To everything there is a season, to every time a purpose: a time to break down and a time to build up. Words written 3,000 years ago surely are apt today for this building, which is 1,000 years old.

I served on the Joint Committee. I attended that Committee as a sceptic, believing that we were only being pushed out of this place for some false reason, but the evidence led to one undoubtable and unalterable conclusion: in order for us to preserve a building that we love, a heritage that we cherish and a history that we are in charge of, we have to decant from this building, refurbish it, restore it, renew it and revive it, and on that basis allow ourselves to have a new building for future generations.

We should dispel the nonsense that there is no easy solution. We must take the difficult choice and we must take it expeditiously. No more dilly-dallying should be allowed to take place. There is not a cheap option. Some Members are trying to hide behind the costs—“If we do the work over time, it will be cheaper.” That is a fraud upon all of us and it does not fool any of us. It does not fool anyone out there in the general public, up there in the Gallery or, indeed, in any newspaper across this country.

We do not own this building; we are custodians of it for future generations. Damian Green made a strong case when he spoke about the security and safety needs of this building, but those of us who care about the history of this building have probably never even visited the cloisters because we cannot. We are largely excluded from going there because it is crumbling. That most historic part can be preserved and revived only if we embark upon an ambitious plan to rebuild those parts of this crumbling building.

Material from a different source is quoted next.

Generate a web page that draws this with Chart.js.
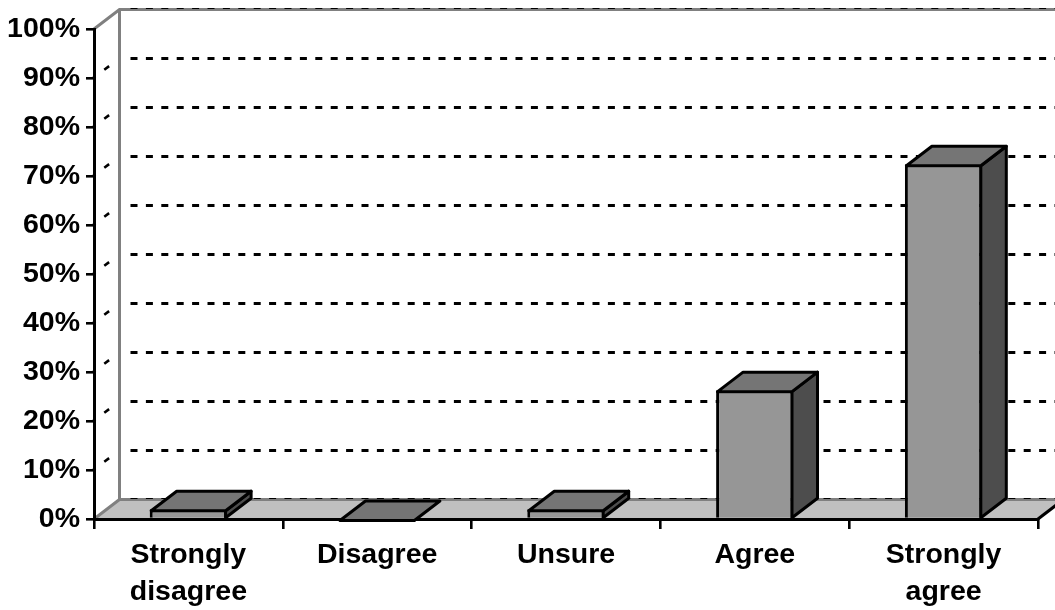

As Members of this House, when we enter each day we walk over stones that were laid by William the Conqueror’s descendants. We walk where Cromwell marched his army. We hear echoes around this building, the place where Wilberforce chanted the call for freedom. We pass through corridors where the smoke of Winston Churchill would have passed by. Indeed, on this great Bench, our heroes of Craig and Carson—and, indeed, my da—actually sat. If we really love this building, as many say they do, we should be brave and urge, as amendment (b) does, that we get on with this process expeditiously.